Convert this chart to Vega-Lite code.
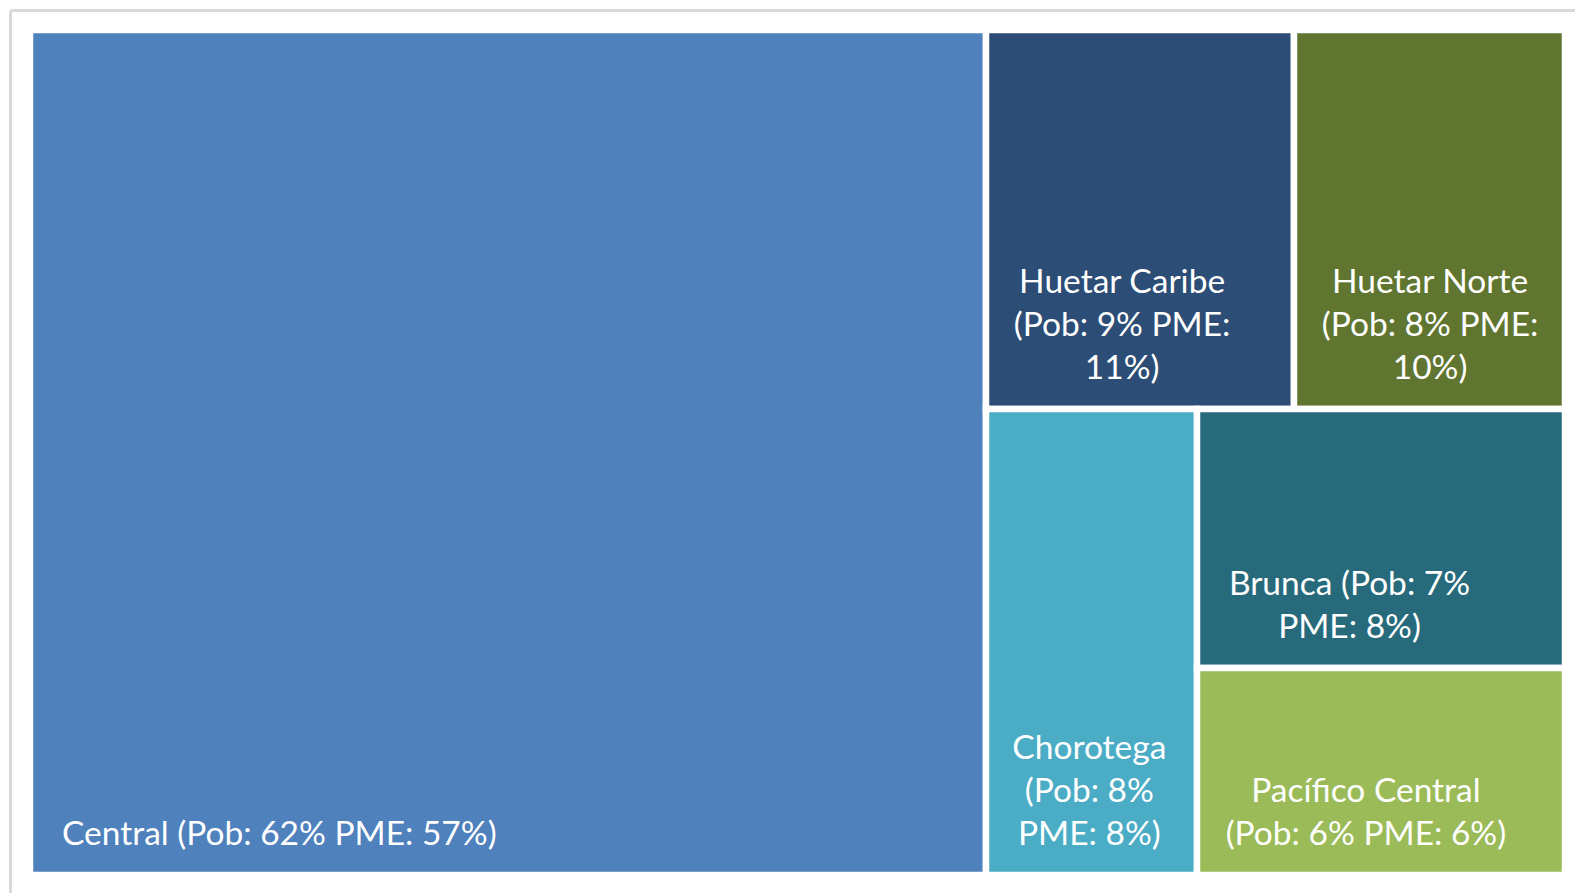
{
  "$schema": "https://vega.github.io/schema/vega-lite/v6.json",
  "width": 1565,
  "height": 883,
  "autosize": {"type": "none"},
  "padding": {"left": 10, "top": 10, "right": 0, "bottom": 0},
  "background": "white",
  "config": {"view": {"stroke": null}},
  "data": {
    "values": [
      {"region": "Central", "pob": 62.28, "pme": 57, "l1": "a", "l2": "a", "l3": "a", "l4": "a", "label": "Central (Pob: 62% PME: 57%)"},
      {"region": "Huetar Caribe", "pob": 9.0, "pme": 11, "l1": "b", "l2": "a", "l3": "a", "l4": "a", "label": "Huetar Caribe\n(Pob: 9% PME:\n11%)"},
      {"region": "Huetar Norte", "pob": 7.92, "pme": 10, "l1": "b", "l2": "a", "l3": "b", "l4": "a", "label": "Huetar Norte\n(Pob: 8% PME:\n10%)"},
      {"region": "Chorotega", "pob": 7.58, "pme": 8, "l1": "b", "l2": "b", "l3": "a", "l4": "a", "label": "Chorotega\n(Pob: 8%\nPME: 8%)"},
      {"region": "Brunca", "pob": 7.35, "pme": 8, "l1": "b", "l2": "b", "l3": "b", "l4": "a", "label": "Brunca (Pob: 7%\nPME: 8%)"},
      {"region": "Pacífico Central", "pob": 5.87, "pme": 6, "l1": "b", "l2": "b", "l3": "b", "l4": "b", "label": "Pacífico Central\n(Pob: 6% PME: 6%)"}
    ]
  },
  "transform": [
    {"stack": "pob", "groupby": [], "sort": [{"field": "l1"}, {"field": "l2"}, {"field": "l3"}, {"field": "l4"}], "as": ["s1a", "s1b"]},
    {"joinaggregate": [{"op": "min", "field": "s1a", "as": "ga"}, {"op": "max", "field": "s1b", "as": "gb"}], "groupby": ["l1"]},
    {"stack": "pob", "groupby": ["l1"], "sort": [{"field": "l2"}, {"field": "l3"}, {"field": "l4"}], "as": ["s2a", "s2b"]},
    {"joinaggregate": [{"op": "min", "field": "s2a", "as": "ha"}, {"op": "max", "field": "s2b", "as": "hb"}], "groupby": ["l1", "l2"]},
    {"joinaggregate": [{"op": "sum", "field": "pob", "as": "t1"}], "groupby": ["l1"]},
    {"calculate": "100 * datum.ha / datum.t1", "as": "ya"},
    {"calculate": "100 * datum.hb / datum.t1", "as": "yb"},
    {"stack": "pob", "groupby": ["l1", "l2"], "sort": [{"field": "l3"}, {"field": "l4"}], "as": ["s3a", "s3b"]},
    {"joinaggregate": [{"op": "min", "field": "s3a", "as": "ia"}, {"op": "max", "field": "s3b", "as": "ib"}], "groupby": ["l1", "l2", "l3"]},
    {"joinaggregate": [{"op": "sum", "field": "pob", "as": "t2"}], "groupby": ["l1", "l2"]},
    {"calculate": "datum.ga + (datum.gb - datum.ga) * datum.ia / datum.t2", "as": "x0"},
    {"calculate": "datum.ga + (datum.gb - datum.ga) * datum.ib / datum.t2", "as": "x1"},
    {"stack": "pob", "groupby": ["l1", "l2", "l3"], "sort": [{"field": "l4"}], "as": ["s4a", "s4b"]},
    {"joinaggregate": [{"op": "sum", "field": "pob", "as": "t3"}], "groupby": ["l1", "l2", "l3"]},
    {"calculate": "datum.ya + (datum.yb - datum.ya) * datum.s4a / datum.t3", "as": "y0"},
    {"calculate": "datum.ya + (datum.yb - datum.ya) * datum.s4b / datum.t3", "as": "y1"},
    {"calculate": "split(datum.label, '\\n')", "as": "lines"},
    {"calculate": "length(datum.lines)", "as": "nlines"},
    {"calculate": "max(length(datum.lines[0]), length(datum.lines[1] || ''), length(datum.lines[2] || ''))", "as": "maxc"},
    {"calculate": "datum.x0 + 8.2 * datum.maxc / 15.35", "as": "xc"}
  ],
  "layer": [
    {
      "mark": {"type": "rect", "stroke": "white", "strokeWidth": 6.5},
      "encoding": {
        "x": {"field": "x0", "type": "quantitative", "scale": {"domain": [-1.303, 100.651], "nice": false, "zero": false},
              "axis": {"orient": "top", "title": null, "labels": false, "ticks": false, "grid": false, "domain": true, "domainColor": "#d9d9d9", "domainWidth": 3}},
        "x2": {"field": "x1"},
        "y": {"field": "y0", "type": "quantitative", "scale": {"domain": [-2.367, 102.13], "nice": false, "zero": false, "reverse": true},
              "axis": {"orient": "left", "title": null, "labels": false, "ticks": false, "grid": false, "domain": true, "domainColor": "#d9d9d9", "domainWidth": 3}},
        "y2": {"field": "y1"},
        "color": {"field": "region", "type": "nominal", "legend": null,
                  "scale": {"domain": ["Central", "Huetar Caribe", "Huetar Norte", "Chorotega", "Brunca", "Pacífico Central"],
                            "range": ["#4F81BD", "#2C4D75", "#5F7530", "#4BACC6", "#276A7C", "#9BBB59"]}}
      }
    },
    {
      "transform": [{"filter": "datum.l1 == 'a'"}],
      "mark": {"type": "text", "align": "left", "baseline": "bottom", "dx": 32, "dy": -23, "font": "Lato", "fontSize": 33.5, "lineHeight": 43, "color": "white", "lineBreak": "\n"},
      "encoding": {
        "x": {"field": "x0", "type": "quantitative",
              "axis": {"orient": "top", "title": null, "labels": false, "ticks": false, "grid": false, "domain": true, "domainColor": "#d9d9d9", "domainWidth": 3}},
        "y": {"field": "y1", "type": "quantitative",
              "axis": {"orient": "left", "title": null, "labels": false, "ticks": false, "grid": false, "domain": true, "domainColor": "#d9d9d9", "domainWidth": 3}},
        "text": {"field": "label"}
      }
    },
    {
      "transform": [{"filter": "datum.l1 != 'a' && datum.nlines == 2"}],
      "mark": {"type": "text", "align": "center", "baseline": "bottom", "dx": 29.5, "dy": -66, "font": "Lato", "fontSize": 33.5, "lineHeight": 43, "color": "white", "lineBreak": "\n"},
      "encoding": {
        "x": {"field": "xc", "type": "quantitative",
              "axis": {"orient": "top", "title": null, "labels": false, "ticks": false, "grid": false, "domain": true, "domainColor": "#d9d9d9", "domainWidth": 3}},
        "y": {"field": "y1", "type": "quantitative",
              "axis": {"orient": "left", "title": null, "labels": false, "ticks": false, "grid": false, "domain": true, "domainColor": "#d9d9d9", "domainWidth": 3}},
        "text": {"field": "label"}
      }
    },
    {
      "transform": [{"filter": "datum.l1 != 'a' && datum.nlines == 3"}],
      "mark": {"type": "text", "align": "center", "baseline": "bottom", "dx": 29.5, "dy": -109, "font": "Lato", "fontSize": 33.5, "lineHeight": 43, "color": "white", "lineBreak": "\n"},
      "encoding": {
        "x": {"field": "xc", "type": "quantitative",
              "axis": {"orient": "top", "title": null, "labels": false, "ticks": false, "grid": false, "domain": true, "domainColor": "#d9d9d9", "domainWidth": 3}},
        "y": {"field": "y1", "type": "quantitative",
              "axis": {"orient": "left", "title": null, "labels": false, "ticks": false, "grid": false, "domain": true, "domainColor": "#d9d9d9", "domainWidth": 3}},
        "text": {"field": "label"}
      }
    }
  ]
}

• _EXERCISE PROMPT_: Copy every line above word for word and exclude the pictures.

• _CORRECT RESPONSE_:
Convert this chart to Vega-Lite code.
{
  "$schema": "https://vega.github.io/schema/vega-lite/v6.json",
  "width": 1565,
  "height": 883,
  "autosize": {"type": "none"},
  "padding": {"left": 10, "top": 10, "right": 0, "bottom": 0},
  "background": "white",
  "config": {"view": {"stroke": null}},
  "data": {
    "values": [
      {"region": "Central", "pob": 62.28, "pme": 57, "l1": "a", "l2": "a", "l3": "a", "l4": "a", "label": "Central (Pob: 62% PME: 57%)"},
      {"region": "Huetar Caribe", "pob": 9.0, "pme": 11, "l1": "b", "l2": "a", "l3": "a", "l4": "a", "label": "Huetar Caribe\n(Pob: 9% PME:\n11%)"},
      {"region": "Huetar Norte", "pob": 7.92, "pme": 10, "l1": "b", "l2": "a", "l3": "b", "l4": "a", "label": "Huetar Norte\n(Pob: 8% PME:\n10%)"},
      {"region": "Chorotega", "pob": 7.58, "pme": 8, "l1": "b", "l2": "b", "l3": "a", "l4": "a", "label": "Chorotega\n(Pob: 8%\nPME: 8%)"},
      {"region": "Brunca", "pob": 7.35, "pme": 8, "l1": "b", "l2": "b", "l3": "b", "l4": "a", "label": "Brunca (Pob: 7%\nPME: 8%)"},
      {"region": "Pacífico Central", "pob": 5.87, "pme": 6, "l1": "b", "l2": "b", "l3": "b", "l4": "b", "label": "Pacífico Central\n(Pob: 6% PME: 6%)"}
    ]
  },
  "transform": [
    {"stack": "pob", "groupby": [], "sort": [{"field": "l1"}, {"field": "l2"}, {"field": "l3"}, {"field": "l4"}], "as": ["s1a", "s1b"]},
    {"joinaggregate": [{"op": "min", "field": "s1a", "as": "ga"}, {"op": "max", "field": "s1b", "as": "gb"}], "groupby": ["l1"]},
    {"stack": "pob", "groupby": ["l1"], "sort": [{"field": "l2"}, {"field": "l3"}, {"field": "l4"}], "as": ["s2a", "s2b"]},
    {"joinaggregate": [{"op": "min", "field": "s2a", "as": "ha"}, {"op": "max", "field": "s2b", "as": "hb"}], "groupby": ["l1", "l2"]},
    {"joinaggregate": [{"op": "sum", "field": "pob", "as": "t1"}], "groupby": ["l1"]},
    {"calculate": "100 * datum.ha / datum.t1", "as": "ya"},
    {"calculate": "100 * datum.hb / datum.t1", "as": "yb"},
    {"stack": "pob", "groupby": ["l1", "l2"], "sort": [{"field": "l3"}, {"field": "l4"}], "as": ["s3a", "s3b"]},
    {"joinaggregate": [{"op": "min", "field": "s3a", "as": "ia"}, {"op": "max", "field": "s3b", "as": "ib"}], "groupby": ["l1", "l2", "l3"]},
    {"joinaggregate": [{"op": "sum", "field": "pob", "as": "t2"}], "groupby": ["l1", "l2"]},
    {"calculate": "datum.ga + (datum.gb - datum.ga) * datum.ia / datum.t2", "as": "x0"},
    {"calculate": "datum.ga + (datum.gb - datum.ga) * datum.ib / datum.t2", "as": "x1"},
    {"stack": "pob", "groupby": ["l1", "l2", "l3"], "sort": [{"field": "l4"}], "as": ["s4a", "s4b"]},
    {"joinaggregate": [{"op": "sum", "field": "pob", "as": "t3"}], "groupby": ["l1", "l2", "l3"]},
    {"calculate": "datum.ya + (datum.yb - datum.ya) * datum.s4a / datum.t3", "as": "y0"},
    {"calculate": "datum.ya + (datum.yb - datum.ya) * datum.s4b / datum.t3", "as": "y1"},
    {"calculate": "split(datum.label, '\\n')", "as": "lines"},
    {"calculate": "length(datum.lines)", "as": "nlines"},
    {"calculate": "max(length(datum.lines[0]), length(datum.lines[1] || ''), length(datum.lines[2] || ''))", "as": "maxc"},
    {"calculate": "datum.x0 + 8.2 * datum.maxc / 15.35", "as": "xc"}
  ],
  "layer": [
    {
      "mark": {"type": "rect", "stroke": "white", "strokeWidth": 6.5},
      "encoding": {
        "x": {"field": "x0", "type": "quantitative", "scale": {"domain": [-1.303, 100.651], "nice": false, "zero": false},
              "axis": {"orient": "top", "title": null, "labels": false, "ticks": false, "grid": false, "domain": true, "domainColor": "#d9d9d9", "domainWidth": 3}},
        "x2": {"field": "x1"},
        "y": {"field": "y0", "type": "quantitative", "scale": {"domain": [-2.367, 102.13], "nice": false, "zero": false, "reverse": true},
              "axis": {"orient": "left", "title": null, "labels": false, "ticks": false, "grid": false, "domain": true, "domainColor": "#d9d9d9", "domainWidth": 3}},
        "y2": {"field": "y1"},
        "color": {"field": "region", "type": "nominal", "legend": null,
                  "scale": {"domain": ["Central", "Huetar Caribe", "Huetar Norte", "Chorotega", "Brunca", "Pacífico Central"],
                            "range": ["#4F81BD", "#2C4D75", "#5F7530", "#4BACC6", "#276A7C", "#9BBB59"]}}
      }
    },
    {
      "transform": [{"filter": "datum.l1 == 'a'"}],
      "mark": {"type": "text", "align": "left", "baseline": "bottom", "dx": 32, "dy": -23, "font": "Lato", "fontSize": 33.5, "lineHeight": 43, "color": "white", "lineBreak": "\n"},
      "encoding": {
        "x": {"field": "x0", "type": "quantitative",
              "axis": {"orient": "top", "title": null, "labels": false, "ticks": false, "grid": false, "domain": true, "domainColor": "#d9d9d9", "domainWidth": 3}},
        "y": {"field": "y1", "type": "quantitative",
              "axis": {"orient": "left", "title": null, "labels": false, "ticks": false, "grid": false, "domain": true, "domainColor": "#d9d9d9", "domainWidth": 3}},
        "text": {"field": "label"}
      }
    },
    {
      "transform": [{"filter": "datum.l1 != 'a' && datum.nlines == 2"}],
      "mark": {"type": "text", "align": "center", "baseline": "bottom", "dx": 29.5, "dy": -66, "font": "Lato", "fontSize": 33.5, "lineHeight": 43, "color": "white", "lineBreak": "\n"},
      "encoding": {
        "x": {"field": "xc", "type": "quantitative",
              "axis": {"orient": "top", "title": null, "labels": false, "ticks": false, "grid": false, "domain": true, "domainColor": "#d9d9d9", "domainWidth": 3}},
        "y": {"field": "y1", "type": "quantitative",
              "axis": {"orient": "left", "title": null, "labels": false, "ticks": false, "grid": false, "domain": true, "domainColor": "#d9d9d9", "domainWidth": 3}},
        "text": {"field": "label"}
      }
    },
    {
      "transform": [{"filter": "datum.l1 != 'a' && datum.nlines == 3"}],
      "mark": {"type": "text", "align": "center", "baseline": "bottom", "dx": 29.5, "dy": -109, "font": "Lato", "fontSize": 33.5, "lineHeight": 43, "color": "white", "lineBreak": "\n"},
      "encoding": {
        "x": {"field": "xc", "type": "quantitative",
              "axis": {"orient": "top", "title": null, "labels": false, "ticks": false, "grid": false, "domain": true, "domainColor": "#d9d9d9", "domainWidth": 3}},
        "y": {"field": "y1", "type": "quantitative",
              "axis": {"orient": "left", "title": null, "labels": false, "ticks": false, "grid": false, "domain": true, "domainColor": "#d9d9d9", "domainWidth": 3}},
        "text": {"field": "label"}
      }
    }
  ]
}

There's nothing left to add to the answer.